また、上記のフランジ上面と可動蓋底面とによって形成される間隙から噴出した汚水は、それに含まれる浮遊物を自動的に除去する自動洗浄機構の設置によって、汚水の好気性処理装置の運転中に有効に働くことは既に説明したとおりである。
図3は散水状況を示したものであって、リング状の水流分散具を設けた実験例と水流分散具を使用しない参考例とを示すものである。図3ではこの実験例を「リング有り」、参考例を「リング無し」と表記している。またグラフの横軸は散水ろ床内の位置を示し、縦軸は散布強度(単位時間の散布水量)を示すことから、ろ床位置による散布水量の均一性状況が判る。リング状の水流分散具を設けると散布が広い面積にわたり均一化することから、本発明の水流分散器の効用が判明した。
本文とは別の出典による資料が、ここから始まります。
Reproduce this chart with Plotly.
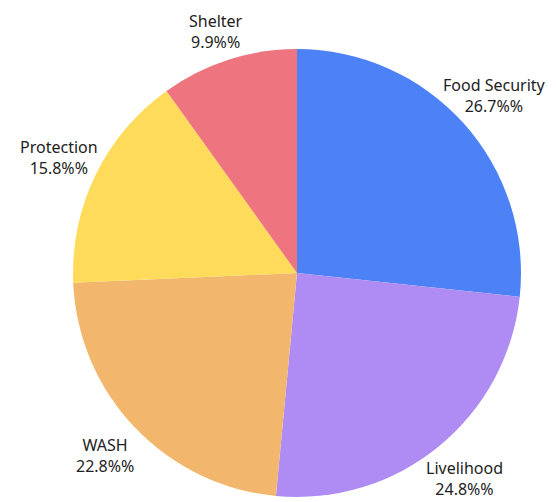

汚水噴射が広範囲であり、水流分散具も機能していることが実証された。
20 覆い部
30 自動洗浄手段
31 ポンプ
32 汚水流入管
34 コンプレッサー
35 加圧空気導入管
36 電磁弁
38 タイマー
40 散水器
42 フランジ
44 可動蓋
46 スペーサー
48 ガイドピン
50 ウエイト固定ピン
52 重量調整用ウエイト
60 水流分散器
62 吊り下げアーム
64 水流分散具(格子状リング)
Claims (4)
- 汚水に好気性処理を施す散水ろ床型汚水処理装置であって、ろ床部の上方に散水部が設けられており、
該散水部は、
汚水流入管の上端部分に設けられた汚水散布用の散水器と、
該汚水流入管に取り付けられ、該散水器の水流詰りを除くための自動洗浄手段と、
散水を均一にするため前記ろ床部上方に、該散水器に付設された水流分散器とからなり、
該散水器は、汚水流入管の上端部の形状をフランジとし、該フランジの周に沿ってほぼ垂直(鉛直)方向に複数個設けたガイドピンと、該ガイドピンに沿って上下方向に摺動可能な可動蓋と、該可動蓋底面が該フランジ上面に当接しないようにガイドピンに嵌めこまれたスペーサーと、自動洗浄時以外の散水時に該可動蓋が水圧により浮上しないための可動蓋重量調整用ウエイトと、
該ウエイトを固定するウエイト固定ピンとからなり、
該水流分散器は、前記散水器の可動蓋からほぼ水平方向に張出した複数本のアームと、
個々のアームの先端部分に設けられた夫々の水流分散具とからなり、
前記ろ床部のほぼ中央に位置する前記散水器の周囲に、該水流分散具がほぼ等間隔に複数個配設されて、前記散水器から散布流量を調整しながら該水流分散具に汚水を衝突させながら散水することにより、前記ろ床部の上方から汚水の散布を広面積に亘り均一ならしめるものであること、
並びに前記自動洗浄手段は、汚水流入管のポンプとフランジとの間に設けられており、加圧空気を作るコンプレッサーと、該加圧空気を該汚水流入管に導く電磁弁と該電磁弁を動作させるタイマーとを含み、
該電磁弁が開き該加圧空気が前記汚水流入管に注入されると、該汚水に含まれる加圧空気によって、前記散水器の可動蓋が浮上して、前記散水器内部の水流詰りが除かれる洗浄機能を備え、
前記自動洗浄手段を適宜作動して、前記可動蓋を空気圧により押し上げると同時に突出する汚水により詰りを除去し、汚水を散布する散水器が自動的に洗浄される機構を備え、前記散水器の機能を正常に保つこと、
を特徴とする汚水処理装置。 - 前記自動洗浄手段は、
該電磁弁が閉じ該加圧空気の該汚水流入管への加圧空気の圧入が停止すると、前記散水器の可動蓋が通常位置に復する請求項1に記載の汚水処理装置。 - 水流分散具は、散水器から噴出した噴出汚水が直接当たるように、散水器の可動蓋からほぼ水平方向に張り出した3本乃至6本のアームの先端部分にそれぞれ吊り下げられており、格子形状を呈し、ろ床部に該噴出汚水がほぼ均一に散布される機能を備えてなる請求項1に記載の汚水処理装置。
- 散水器は、汚水流入管の上端部の形状をフランジとし、
該フランジの周に沿ってほぼ垂直(鉛直)方向に複数個設けられたガイドピンと、
該ガイドピンに沿って上下方向に摺動可能な可動蓋と、
該可動蓋底面が該フランジ上面に当接しないようにガイドピンに嵌めこまれたワッシャー状の厚さ1乃至5ミリメートルのスペーサーと、
散水量を調製する可動蓋重量調整用ウエイトと、
該ウエイトを固定するウエイト固定ピンと、からなり、
前記フランジと前記可動蓋との間隙から噴出する汚水が、前記可動蓋から張り出した複数本のアームに設けられた複数個の水流分散具に当たることにより、噴出汚水がろ床部にほぼ均一に散布されてなる請求項1に記載の汚水処理装置。